# Directions
Reproduce the listing word for word. Skip any image.
##############################
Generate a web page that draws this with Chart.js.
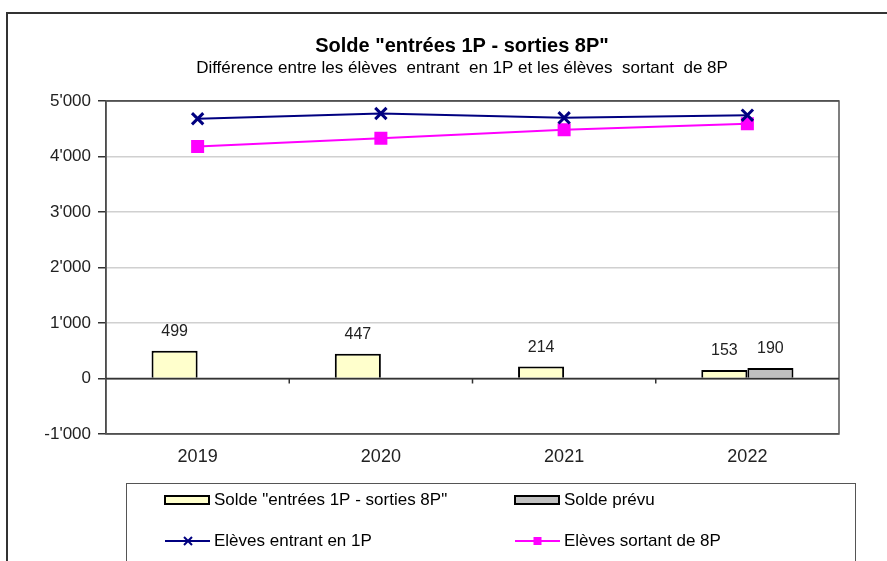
<!DOCTYPE html>
<html>
<head>
<meta charset="utf-8">
<script src="https://cdn.jsdelivr.net/npm/chart.js@4/dist/chart.umd.min.js"></script>
<style>
  html, body { margin: 0; padding: 0; background: #fff; }
  canvas { display: block; }
</style>
</head>
<body>
<canvas id="soldeChart" width="887" height="561"></canvas>
<script>
var years = ['2019', '2020', '2021', '2022'];
var solde = [499, 447, 214, 153];
var soldePrevu = [null, null, null, 190];
var entrant1P = [4680, 4775, 4697, 4744];
var sortant8P = [4181, 4328, 4483, 4591];
var yTicks = [-1000, 0, 1000, 2000, 3000, 4000, 5000];

var FONT = "'Liberation Sans', Arial, sans-serif";

function fmt(v) {
  var s = Math.abs(v).toString();
  if (s.length > 3) s = s.slice(0, s.length - 3) + "'" + s.slice(-3);
  return (v < 0 ? '-' : '') + s;
}

// frame, titles, zero-line ticks, plot border, value labels, legend
var decor = {
  id: 'decor',
  beforeDraw: function(chart) {
    var ctx = chart.ctx;
    ctx.save();
    ctx.fillStyle = '#fff';
    ctx.fillRect(0, 0, chart.width, chart.height);
    ctx.strokeStyle = '#333';
    ctx.lineWidth = 2;
    ctx.beginPath();
    ctx.moveTo(887, 13);
    ctx.lineTo(7, 13);
    ctx.lineTo(7, 561);
    ctx.stroke();

    ctx.fillStyle = '#000';
    ctx.textAlign = 'center';
    ctx.textBaseline = 'middle';
    ctx.font = 'bold 20px ' + FONT;
    ctx.fillText('Solde "entrées 1P - sorties 8P"', 462, 46);
    ctx.font = '17px ' + FONT;
    ctx.fillText('Différence entre les élèves  entrant  en 1P et les élèves  sortant  de 8P', 462, 68);
    ctx.restore();
  },
  afterDatasetsDraw: function(chart) {
    var ctx = chart.ctx;
    var a = chart.chartArea;
    var x = chart.scales.x, y = chart.scales.y;
    ctx.save();
    // plot border
    ctx.strokeStyle = '#555';
    ctx.lineWidth = 1.5;
    ctx.strokeRect(a.left, a.top, a.right - a.left, a.bottom - a.top);
    // zero line with category ticks
    var y0 = y.getPixelForValue(0);
    ctx.strokeStyle = '#333';
    ctx.beginPath();
    ctx.moveTo(a.left, y0);
    ctx.lineTo(a.right, y0);
    for (var i = 1; i < years.length; i++) {
      var xp = x.getPixelForValue(i - 0.5);
      ctx.moveTo(xp, y0);
      ctx.lineTo(xp, y0 + 5);
    }
    ctx.stroke();

    // value labels above bars
    ctx.fillStyle = '#222';
    ctx.font = '16px ' + FONT;
    ctx.textAlign = 'center';
    ctx.textBaseline = 'middle';
    chart.data.datasets.forEach(function(ds, di) {
      if (ds.type !== 'bar') return;
      chart.getDatasetMeta(di).data.forEach(function(el, j) {
        if (ds.data[j] == null) return;
        ctx.fillText(fmt(ds.data[j]), el.x, el.y - 19);
      });
    });

    // legend
    ctx.strokeStyle = '#555';
    ctx.lineWidth = 1;
    ctx.strokeRect(126.5, 483.5, 729, 100);
    var items = chart.data.datasets;
    var pos = [[165, 500], [515, 500], [165, 541], [515, 541]];
    items.forEach(function(ds, n) {
      var px = pos[n][0], py = pos[n][1];
      if (ds.type === 'bar') {
        ctx.fillStyle = ds.backgroundColor;
        ctx.fillRect(px, py - 4, 44, 8);
        ctx.strokeStyle = '#000';
        ctx.lineWidth = 2;
        ctx.strokeRect(px, py - 4, 44, 8);
      } else {
        ctx.strokeStyle = ds.borderColor;
        ctx.lineWidth = 2;
        ctx.beginPath();
        ctx.moveTo(px, py);
        ctx.lineTo(px + 45, py);
        ctx.stroke();
        if (ds.pointStyle === 'rect') {
          ctx.fillStyle = ds.borderColor;
          ctx.fillRect(px + 18.5, py - 4, 8, 8);
        } else {
          ctx.beginPath();
          ctx.moveTo(px + 19, py - 4); ctx.lineTo(px + 27, py + 4);
          ctx.moveTo(px + 27, py - 4); ctx.lineTo(px + 19, py + 4);
          ctx.stroke();
        }
      }
      ctx.fillStyle = '#000';
      ctx.textAlign = 'left';
      ctx.font = '17px ' + FONT;
      ctx.fillText(ds.label, px + 49, py);
    });
    ctx.restore();
  }
};

new Chart(document.getElementById('soldeChart'), {
  data: {
    labels: years,
    datasets: [{
      type: 'bar',
      label: 'Solde "entrées 1P - sorties 8P"',
      data: solde,
      backgroundColor: '#FFFFCC',
      borderColor: '#000',
      borderWidth: 2,
      borderSkipped: 'bottom',
      categoryPercentage: 0.503,
      barPercentage: 1,
      order: 2
    }, {
      type: 'bar',
      label: 'Solde prévu',
      data: soldePrevu,
      backgroundColor: '#C0C0C0',
      borderColor: '#000',
      borderWidth: 2,
      borderSkipped: 'bottom',
      categoryPercentage: 0.503,
      barPercentage: 1,
      order: 2
    }, {
      type: 'line',
      label: 'Elèves entrant en 1P',
      data: entrant1P,
      borderColor: '#000080',
      backgroundColor: '#000080',
      borderWidth: 2,
      pointStyle: 'crossRot',
      pointRadius: 8,
      pointBorderWidth: 3,
      tension: 0,
      order: 0
    }, {
      type: 'line',
      label: 'Elèves sortant de 8P',
      data: sortant8P,
      borderColor: '#FF00FF',
      backgroundColor: '#FF00FF',
      borderWidth: 2,
      pointStyle: 'rect',
      pointRadius: 9.2,
      pointBorderWidth: 0,
      tension: 0,
      order: 1
    }]
  },
  options: {
    responsive: false,
    animation: false,
    devicePixelRatio: 1,
    layout: { padding: { left: 0, top: 101, right: 48, bottom: 0 } },
    plugins: {
      legend: { display: false },
      title: { display: false },
      tooltip: { enabled: false }
    },
    scales: {
      x: {
        offset: true,
        grid: { display: false, drawTicks: false },
        border: { display: false },
        ticks: { color: '#222', font: { family: FONT, size: 18 }, padding: 12 },
        afterFit: function(s) { s.height = 127; }
      },
      y: {
        min: -1000,
        max: 5000,
        afterBuildTicks: function(s) {
          s.ticks = yTicks.map(function(v) { return { value: v }; });
        },
        grid: {
          color: function(c) { return c.tick && (c.tick.value === 0 || c.tick.value === 5000 || c.tick.value === -1000) ? '#444' : '#D0D0D0'; },
          lineWidth: 1.5,
          tickLength: 8,
          tickColor: '#333'
        },
        border: { display: true, color: '#333', width: 1.5 },
        ticks: {
          color: '#222',
          font: { family: FONT, size: 17 },
          padding: 7,
          callback: function(v) { return fmt(v); }
        },
        afterFit: function(s) { s.width = 106; }
      }
    }
  },
  plugins: [decor]
});
</script>
</body>
</html>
##############################
# Final answer
Generate a web page that draws this with Chart.js.
<!DOCTYPE html>
<html>
<head>
<meta charset="utf-8">
<script src="https://cdn.jsdelivr.net/npm/chart.js@4/dist/chart.umd.min.js"></script>
<style>
  html, body { margin: 0; padding: 0; background: #fff; }
  canvas { display: block; }
</style>
</head>
<body>
<canvas id="soldeChart" width="887" height="561"></canvas>
<script>
var years = ['2019', '2020', '2021', '2022'];
var solde = [499, 447, 214, 153];
var soldePrevu = [null, null, null, 190];
var entrant1P = [4680, 4775, 4697, 4744];
var sortant8P = [4181, 4328, 4483, 4591];
var yTicks = [-1000, 0, 1000, 2000, 3000, 4000, 5000];

var FONT = "'Liberation Sans', Arial, sans-serif";

function fmt(v) {
  var s = Math.abs(v).toString();
  if (s.length > 3) s = s.slice(0, s.length - 3) + "'" + s.slice(-3);
  return (v < 0 ? '-' : '') + s;
}

// frame, titles, zero-line ticks, plot border, value labels, legend
var decor = {
  id: 'decor',
  beforeDraw: function(chart) {
    var ctx = chart.ctx;
    ctx.save();
    ctx.fillStyle = '#fff';
    ctx.fillRect(0, 0, chart.width, chart.height);
    ctx.strokeStyle = '#333';
    ctx.lineWidth = 2;
    ctx.beginPath();
    ctx.moveTo(887, 13);
    ctx.lineTo(7, 13);
    ctx.lineTo(7, 561);
    ctx.stroke();

    ctx.fillStyle = '#000';
    ctx.textAlign = 'center';
    ctx.textBaseline = 'middle';
    ctx.font = 'bold 20px ' + FONT;
    ctx.fillText('Solde "entrées 1P - sorties 8P"', 462, 46);
    ctx.font = '17px ' + FONT;
    ctx.fillText('Différence entre les élèves  entrant  en 1P et les élèves  sortant  de 8P', 462, 68);
    ctx.restore();
  },
  afterDatasetsDraw: function(chart) {
    var ctx = chart.ctx;
    var a = chart.chartArea;
    var x = chart.scales.x, y = chart.scales.y;
    ctx.save();
    // plot border
    ctx.strokeStyle = '#555';
    ctx.lineWidth = 1.5;
    ctx.strokeRect(a.left, a.top, a.right - a.left, a.bottom - a.top);
    // zero line with category ticks
    var y0 = y.getPixelForValue(0);
    ctx.strokeStyle = '#333';
    ctx.beginPath();
    ctx.moveTo(a.left, y0);
    ctx.lineTo(a.right, y0);
    for (var i = 1; i < years.length; i++) {
      var xp = x.getPixelForValue(i - 0.5);
      ctx.moveTo(xp, y0);
      ctx.lineTo(xp, y0 + 5);
    }
    ctx.stroke();

    // value labels above bars
    ctx.fillStyle = '#222';
    ctx.font = '16px ' + FONT;
    ctx.textAlign = 'center';
    ctx.textBaseline = 'middle';
    chart.data.datasets.forEach(function(ds, di) {
      if (ds.type !== 'bar') return;
      chart.getDatasetMeta(di).data.forEach(function(el, j) {
        if (ds.data[j] == null) return;
        ctx.fillText(fmt(ds.data[j]), el.x, el.y - 19);
      });
    });

    // legend
    ctx.strokeStyle = '#555';
    ctx.lineWidth = 1;
    ctx.strokeRect(126.5, 483.5, 729, 100);
    var items = chart.data.datasets;
    var pos = [[165, 500], [515, 500], [165, 541], [515, 541]];
    items.forEach(function(ds, n) {
      var px = pos[n][0], py = pos[n][1];
      if (ds.type === 'bar') {
        ctx.fillStyle = ds.backgroundColor;
        ctx.fillRect(px, py - 4, 44, 8);
        ctx.strokeStyle = '#000';
        ctx.lineWidth = 2;
        ctx.strokeRect(px, py - 4, 44, 8);
      } else {
        ctx.strokeStyle = ds.borderColor;
        ctx.lineWidth = 2;
        ctx.beginPath();
        ctx.moveTo(px, py);
        ctx.lineTo(px + 45, py);
        ctx.stroke();
        if (ds.pointStyle === 'rect') {
          ctx.fillStyle = ds.borderColor;
          ctx.fillRect(px + 18.5, py - 4, 8, 8);
        } else {
          ctx.beginPath();
          ctx.moveTo(px + 19, py - 4); ctx.lineTo(px + 27, py + 4);
          ctx.moveTo(px + 27, py - 4); ctx.lineTo(px + 19, py + 4);
          ctx.stroke();
        }
      }
      ctx.fillStyle = '#000';
      ctx.textAlign = 'left';
      ctx.font = '17px ' + FONT;
      ctx.fillText(ds.label, px + 49, py);
    });
    ctx.restore();
  }
};

new Chart(document.getElementById('soldeChart'), {
  data: {
    labels: years,
    datasets: [{
      type: 'bar',
      label: 'Solde "entrées 1P - sorties 8P"',
      data: solde,
      backgroundColor: '#FFFFCC',
      borderColor: '#000',
      borderWidth: 2,
      borderSkipped: 'bottom',
      categoryPercentage: 0.503,
      barPercentage: 1,
      order: 2
    }, {
      type: 'bar',
      label: 'Solde prévu',
      data: soldePrevu,
      backgroundColor: '#C0C0C0',
      borderColor: '#000',
      borderWidth: 2,
      borderSkipped: 'bottom',
      categoryPercentage: 0.503,
      barPercentage: 1,
      order: 2
    }, {
      type: 'line',
      label: 'Elèves entrant en 1P',
      data: entrant1P,
      borderColor: '#000080',
      backgroundColor: '#000080',
      borderWidth: 2,
      pointStyle: 'crossRot',
      pointRadius: 8,
      pointBorderWidth: 3,
      tension: 0,
      order: 0
    }, {
      type: 'line',
      label: 'Elèves sortant de 8P',
      data: sortant8P,
      borderColor: '#FF00FF',
      backgroundColor: '#FF00FF',
      borderWidth: 2,
      pointStyle: 'rect',
      pointRadius: 9.2,
      pointBorderWidth: 0,
      tension: 0,
      order: 1
    }]
  },
  options: {
    responsive: false,
    animation: false,
    devicePixelRatio: 1,
    layout: { padding: { left: 0, top: 101, right: 48, bottom: 0 } },
    plugins: {
      legend: { display: false },
      title: { display: false },
      tooltip: { enabled: false }
    },
    scales: {
      x: {
        offset: true,
        grid: { display: false, drawTicks: false },
        border: { display: false },
        ticks: { color: '#222', font: { family: FONT, size: 18 }, padding: 12 },
        afterFit: function(s) { s.height = 127; }
      },
      y: {
        min: -1000,
        max: 5000,
        afterBuildTicks: function(s) {
          s.ticks = yTicks.map(function(v) { return { value: v }; });
        },
        grid: {
          color: function(c) { return c.tick && (c.tick.value === 0 || c.tick.value === 5000 || c.tick.value === -1000) ? '#444' : '#D0D0D0'; },
          lineWidth: 1.5,
          tickLength: 8,
          tickColor: '#333'
        },
        border: { display: true, color: '#333', width: 1.5 },
        ticks: {
          color: '#222',
          font: { family: FONT, size: 17 },
          padding: 7,
          callback: function(v) { return fmt(v); }
        },
        afterFit: function(s) { s.width = 106; }
      }
    }
  },
  plugins: [decor]
});
</script>
</body>
</html>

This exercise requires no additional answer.